* Start *

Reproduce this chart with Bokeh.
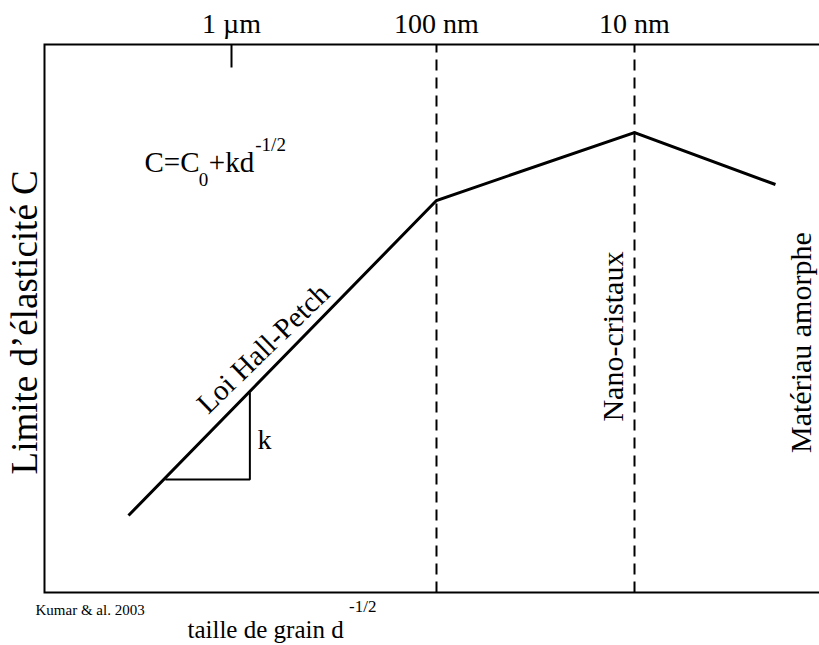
import math
from bokeh.plotting import figure
from bokeh.models import Range1d, Label
from bokeh.embed import file_html
from bokeh.resources import INLINE

FONT = "Liberation Serif"

# --- data (conceptual units: x = d^-1/2 position, box spans 0..100; y = yield strength, box spans 0..100)
tick_pos = [24.13, 50.58, 76.13]
tick_labels = ["1 \u00b5m", "100 nm", "10 nm"]
marker_tick = [24.13]          # the only drawn tick (1 µm)
boundaries = [50.58, 76.13]    # dashed regime boundaries (100 nm, 10 nm)

curve_x = [10.84, 50.58, 76.13, 94.32]
curve_y = [14.05, 71.53, 83.94, 74.45]

slope_tri_x = [15.6, 26.5, 26.5]
slope_tri_y = [20.6, 20.6, 36.5]

# box (frame) of the diagram: top, left and bottom sides
box_x = [100, 0, 0, 100]
box_y = [100, 100, 0, 0]

p = figure(width=819, height=645, output_backend="svg", toolbar_location=None,
           x_range=Range1d(-5.677, 100), y_range=Range1d(-9.672, 108.03),
           x_axis_location=None, y_axis_location=None,
           min_border_left=0, min_border_right=0, min_border_top=0, min_border_bottom=0)
p.outline_line_color = None
p.grid.visible = False
p.background_fill_color = "white"
p.border_fill_color = "white"

p.line(box_x, box_y, line_width=2, line_color="black", line_join="miter")

# inward tick at 1 µm
p.segment(x0=marker_tick, y0=[100] * len(marker_tick), x1=marker_tick,
          y1=[95.8] * len(marker_tick), line_width=2, line_color="black")

# dashed regime boundaries
p.segment(x0=boundaries, y0=[0] * len(boundaries), x1=boundaries, y1=[100] * len(boundaries),
          line_width=2, line_color="black", line_dash="11 7")

p.line(curve_x, curve_y, line_width=3, line_color="black", line_join="miter")
p.line(slope_tri_x, slope_tri_y, line_width=2, line_color="black")


def lab(text, x, y, size, angle=0.0, align="left"):
    p.add_layout(Label(x=x, y=y, text=text, text_font=FONT, text_font_size=size,
                       text_color="black", angle=angle, text_align=align,
                       text_baseline="alphabetic"))


# tick labels above the box
for t, l in zip(tick_pos, tick_labels):
    lab(l, t, 103.9, "28px", align="center")

lab("C=C", 12.9, 78.6, "29px")
lab("0", 19.9, 75.4, "19px")
lab("+kd", 21.2, 78.6, "29px")
lab("-1/2", 27.2, 81.8, "19px")
lab("k", 27.5, 28.0, "28px")
lab("Loi Hall-Petch", 28.16, 44.6, "29px", angle=0.77, align="center")
lab("Nano-cristaux", 73.3, 46.7, "30px", angle=math.pi / 2, align="center")
lab("Mat\u00e9riau amorphe", 97.5, 45.6, "30px", angle=math.pi / 2, align="center")
lab("Limite d\u2019\u00e9lasticit\u00e9 C", -2.52, 49.3, "37px", angle=math.pi / 2, align="center")
lab("taille de grain d", 18.45, -6.84, "25px")
lab("-1/2", 39.3, -2.6, "17px")
lab("Kumar & al. 2003", -1.16, -3.27, "15px")

open("out.html", "w").write(file_html(p, INLINE))
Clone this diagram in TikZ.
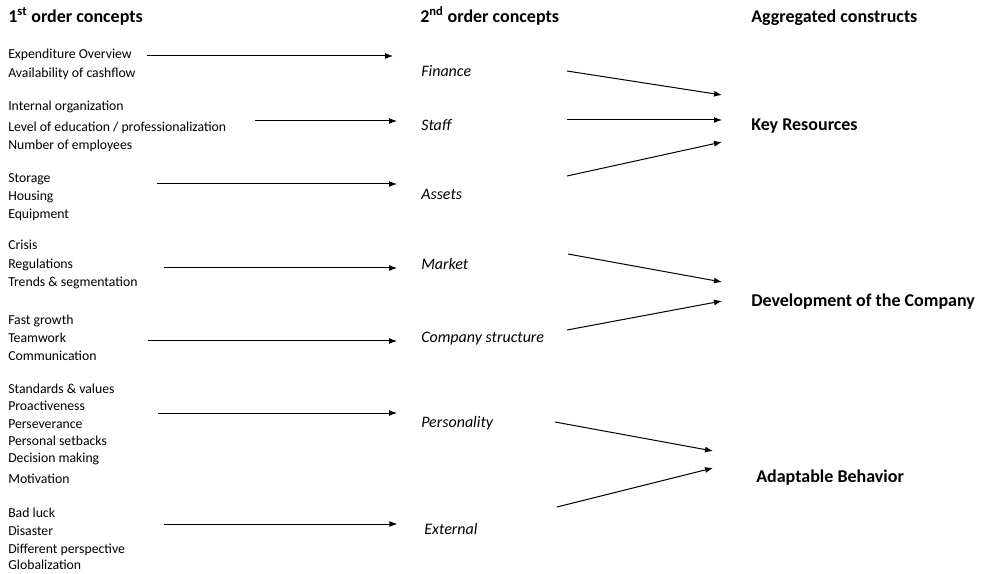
\documentclass[tikz,border=0pt]{standalone}
\usepackage{fontspec}
\setmainfont{Carlito}
\usetikzlibrary{arrows.meta}
\begin{document}
\begin{tikzpicture}[x=0.75pt,y=-0.75pt,
    item/.style={anchor=west,inner sep=0pt,yshift=-2.3pt,text height=0.7em,text depth=0.25em,font=\fontsize{10.3}{12}\selectfont},
    concept/.style={anchor=west,inner sep=0pt,yshift=-2.3pt,text height=0.7em,text depth=0.25em,font=\fontsize{12}{14}\selectfont\itshape},
    construct/.style={anchor=west,inner sep=0pt,yshift=-2.3pt,text height=0.7em,text depth=0.25em,font=\fontsize{13.5}{16}\selectfont\bfseries},
    arr/.style={-{Latex[length=6pt,width=4.5pt]},line width=0.75pt}]
        \useasboundingbox (0,0) rectangle (983,574);

        % Headings
        \node[construct] (h1) at (8,16) {1\textsuperscript{st} order concepts};
        \node[construct] (h2) at (420,16) {2\textsuperscript{nd} order concepts};
        \node[construct] (h3) at (751,16) {Aggregated constructs};

        % First order concepts
        \foreach \y/\t [count=\i] in {52/Expenditure Overview, 71/Availability of cashflow,
            104/Internal organization, 125/{Level of education / professionalization}, 143/Number of employees,
            176/Storage, 194/Housing, 212/Equipment,
            243/Crisis, 262/Regulations, 280/Trends \& segmentation,
            318/Fast growth, 336/Teamwork, 354/Communication,
            387/Standards \& values, 404/Proactiveness, 422/Perseverance, 439/Personal setbacks, 456/Decision making, 477/Motivation,
            511/Bad luck, 529/Disaster, 547/Different perspective, 563/Globalization}
            \node[item] (fo\i) at (8,\y) {\t};

        % Second order concepts
        \node[concept] (fin) at (421,70) {Finance};
        \node[concept] (staff) at (421,124) {Staff};
        \node[concept] (assets) at (421,193) {Assets};
        \node[concept] (market) at (421,263) {Market};
        \node[concept] (struct) at (421,336) {Company structure};
        \node[concept] (pers) at (421,421) {Personality};
        \node[concept] (ext) at (424,528) {External};

        % Aggregated constructs
        \node[construct] (kr) at (751,124) {Key Resources};
        \node[construct] (dev) at (751,300) {Development of the Company};
        \node[construct] (adapt) at (756,476) {Adaptable Behavior};

        % Coordinates
        \coordinate (s1) at (147,56);
        \coordinate (s2) at (255,121);
        \coordinate (s3) at (157,184);
        \coordinate (s4) at (164,268);
        \coordinate (s5) at (148,341);
        \coordinate (s6) at (158,413);
        \coordinate (s7) at (164,524);
        \coordinate (fin-out) at (567,71);
        \coordinate (staff-out) at (567,120);
        \coordinate (assets-out) at (567,176);
        \coordinate (market-out) at (568,254);
        \coordinate (struct-out) at (567,330);
        \coordinate (pers-out) at (555,422);
        \coordinate (ext-out) at (557,507);
        \coordinate (kr-a) at (722,95);
        \coordinate (kr-b) at (722,120);
        \coordinate (kr-c) at (722,142);
        \coordinate (dev-a) at (722,282);
        \coordinate (dev-b) at (722,301);
        \coordinate (adapt-a) at (713,451);
        \coordinate (adapt-b) at (713,468);

        % Draw first order arrows
        \draw[arr,shorten >=21pt] (s1) -- (s1 -| fin.west);
        \draw[arr,shorten >=18pt] (s2) -- (s2 -| staff.west);
        \draw[arr,shorten >=18pt] (s3) -- (s3 -| assets.west);
        \draw[arr,shorten >=18pt] (s4) -- (s4 -| market.west);
        \draw[arr,shorten >=18pt] (s5) -- (s5 -| struct.west);
        \draw[arr,shorten >=18pt] (s6) -- (s6 -| pers.west);
        \draw[arr,shorten >=20pt] (s7) -- (s7 -| ext.west);

        % Draw second order arrows
        \draw[arr] (fin-out) -- (kr-a);
        \draw[arr] (staff-out) -- (kr-b);
        \draw[arr] (assets-out) -- (kr-c);
        \draw[arr] (market-out) -- (dev-a);
        \draw[arr] (struct-out) -- (dev-b);
        \draw[arr] (pers-out) -- (adapt-a);
        \draw[arr] (ext-out) -- (adapt-b);
\end{tikzpicture}
\end{document}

* End *

— What to work on —
Write the entries above out again exactly, but not the pictures.

— Exercise solution —
Reproduce this chart with Bokeh.
import math
from bokeh.plotting import figure
from bokeh.models import Range1d, Label
from bokeh.embed import file_html
from bokeh.resources import INLINE

FONT = "Liberation Serif"

# --- data (conceptual units: x = d^-1/2 position, box spans 0..100; y = yield strength, box spans 0..100)
tick_pos = [24.13, 50.58, 76.13]
tick_labels = ["1 \u00b5m", "100 nm", "10 nm"]
marker_tick = [24.13]          # the only drawn tick (1 µm)
boundaries = [50.58, 76.13]    # dashed regime boundaries (100 nm, 10 nm)

curve_x = [10.84, 50.58, 76.13, 94.32]
curve_y = [14.05, 71.53, 83.94, 74.45]

slope_tri_x = [15.6, 26.5, 26.5]
slope_tri_y = [20.6, 20.6, 36.5]

# box (frame) of the diagram: top, left and bottom sides
box_x = [100, 0, 0, 100]
box_y = [100, 100, 0, 0]

p = figure(width=819, height=645, output_backend="svg", toolbar_location=None,
           x_range=Range1d(-5.677, 100), y_range=Range1d(-9.672, 108.03),
           x_axis_location=None, y_axis_location=None,
           min_border_left=0, min_border_right=0, min_border_top=0, min_border_bottom=0)
p.outline_line_color = None
p.grid.visible = False
p.background_fill_color = "white"
p.border_fill_color = "white"

p.line(box_x, box_y, line_width=2, line_color="black", line_join="miter")

# inward tick at 1 µm
p.segment(x0=marker_tick, y0=[100] * len(marker_tick), x1=marker_tick,
          y1=[95.8] * len(marker_tick), line_width=2, line_color="black")

# dashed regime boundaries
p.segment(x0=boundaries, y0=[0] * len(boundaries), x1=boundaries, y1=[100] * len(boundaries),
          line_width=2, line_color="black", line_dash="11 7")

p.line(curve_x, curve_y, line_width=3, line_color="black", line_join="miter")
p.line(slope_tri_x, slope_tri_y, line_width=2, line_color="black")


def lab(text, x, y, size, angle=0.0, align="left"):
    p.add_layout(Label(x=x, y=y, text=text, text_font=FONT, text_font_size=size,
                       text_color="black", angle=angle, text_align=align,
                       text_baseline="alphabetic"))


# tick labels above the box
for t, l in zip(tick_pos, tick_labels):
    lab(l, t, 103.9, "28px", align="center")

lab("C=C", 12.9, 78.6, "29px")
lab("0", 19.9, 75.4, "19px")
lab("+kd", 21.2, 78.6, "29px")
lab("-1/2", 27.2, 81.8, "19px")
lab("k", 27.5, 28.0, "28px")
lab("Loi Hall-Petch", 28.16, 44.6, "29px", angle=0.77, align="center")
lab("Nano-cristaux", 73.3, 46.7, "30px", angle=math.pi / 2, align="center")
lab("Mat\u00e9riau amorphe", 97.5, 45.6, "30px", angle=math.pi / 2, align="center")
lab("Limite d\u2019\u00e9lasticit\u00e9 C", -2.52, 49.3, "37px", angle=math.pi / 2, align="center")
lab("taille de grain d", 18.45, -6.84, "25px")
lab("-1/2", 39.3, -2.6, "17px")
lab("Kumar & al. 2003", -1.16, -3.27, "15px")

open("out.html", "w").write(file_html(p, INLINE))
Clone this diagram in TikZ.
\documentclass[tikz,border=0pt]{standalone}
\usepackage{fontspec}
\setmainfont{Carlito}
\usetikzlibrary{arrows.meta}
\begin{document}
\begin{tikzpicture}[x=0.75pt,y=-0.75pt,
    item/.style={anchor=west,inner sep=0pt,yshift=-2.3pt,text height=0.7em,text depth=0.25em,font=\fontsize{10.3}{12}\selectfont},
    concept/.style={anchor=west,inner sep=0pt,yshift=-2.3pt,text height=0.7em,text depth=0.25em,font=\fontsize{12}{14}\selectfont\itshape},
    construct/.style={anchor=west,inner sep=0pt,yshift=-2.3pt,text height=0.7em,text depth=0.25em,font=\fontsize{13.5}{16}\selectfont\bfseries},
    arr/.style={-{Latex[length=6pt,width=4.5pt]},line width=0.75pt}]
        \useasboundingbox (0,0) rectangle (983,574);

        % Headings
        \node[construct] (h1) at (8,16) {1\textsuperscript{st} order concepts};
        \node[construct] (h2) at (420,16) {2\textsuperscript{nd} order concepts};
        \node[construct] (h3) at (751,16) {Aggregated constructs};

        % First order concepts
        \foreach \y/\t [count=\i] in {52/Expenditure Overview, 71/Availability of cashflow,
            104/Internal organization, 125/{Level of education / professionalization}, 143/Number of employees,
            176/Storage, 194/Housing, 212/Equipment,
            243/Crisis, 262/Regulations, 280/Trends \& segmentation,
            318/Fast growth, 336/Teamwork, 354/Communication,
            387/Standards \& values, 404/Proactiveness, 422/Perseverance, 439/Personal setbacks, 456/Decision making, 477/Motivation,
            511/Bad luck, 529/Disaster, 547/Different perspective, 563/Globalization}
            \node[item] (fo\i) at (8,\y) {\t};

        % Second order concepts
        \node[concept] (fin) at (421,70) {Finance};
        \node[concept] (staff) at (421,124) {Staff};
        \node[concept] (assets) at (421,193) {Assets};
        \node[concept] (market) at (421,263) {Market};
        \node[concept] (struct) at (421,336) {Company structure};
        \node[concept] (pers) at (421,421) {Personality};
        \node[concept] (ext) at (424,528) {External};

        % Aggregated constructs
        \node[construct] (kr) at (751,124) {Key Resources};
        \node[construct] (dev) at (751,300) {Development of the Company};
        \node[construct] (adapt) at (756,476) {Adaptable Behavior};

        % Coordinates
        \coordinate (s1) at (147,56);
        \coordinate (s2) at (255,121);
        \coordinate (s3) at (157,184);
        \coordinate (s4) at (164,268);
        \coordinate (s5) at (148,341);
        \coordinate (s6) at (158,413);
        \coordinate (s7) at (164,524);
        \coordinate (fin-out) at (567,71);
        \coordinate (staff-out) at (567,120);
        \coordinate (assets-out) at (567,176);
        \coordinate (market-out) at (568,254);
        \coordinate (struct-out) at (567,330);
        \coordinate (pers-out) at (555,422);
        \coordinate (ext-out) at (557,507);
        \coordinate (kr-a) at (722,95);
        \coordinate (kr-b) at (722,120);
        \coordinate (kr-c) at (722,142);
        \coordinate (dev-a) at (722,282);
        \coordinate (dev-b) at (722,301);
        \coordinate (adapt-a) at (713,451);
        \coordinate (adapt-b) at (713,468);

        % Draw first order arrows
        \draw[arr,shorten >=21pt] (s1) -- (s1 -| fin.west);
        \draw[arr,shorten >=18pt] (s2) -- (s2 -| staff.west);
        \draw[arr,shorten >=18pt] (s3) -- (s3 -| assets.west);
        \draw[arr,shorten >=18pt] (s4) -- (s4 -| market.west);
        \draw[arr,shorten >=18pt] (s5) -- (s5 -| struct.west);
        \draw[arr,shorten >=18pt] (s6) -- (s6 -| pers.west);
        \draw[arr,shorten >=20pt] (s7) -- (s7 -| ext.west);

        % Draw second order arrows
        \draw[arr] (fin-out) -- (kr-a);
        \draw[arr] (staff-out) -- (kr-b);
        \draw[arr] (assets-out) -- (kr-c);
        \draw[arr] (market-out) -- (dev-a);
        \draw[arr] (struct-out) -- (dev-b);
        \draw[arr] (pers-out) -- (adapt-a);
        \draw[arr] (ext-out) -- (adapt-b);
\end{tikzpicture}
\end{document}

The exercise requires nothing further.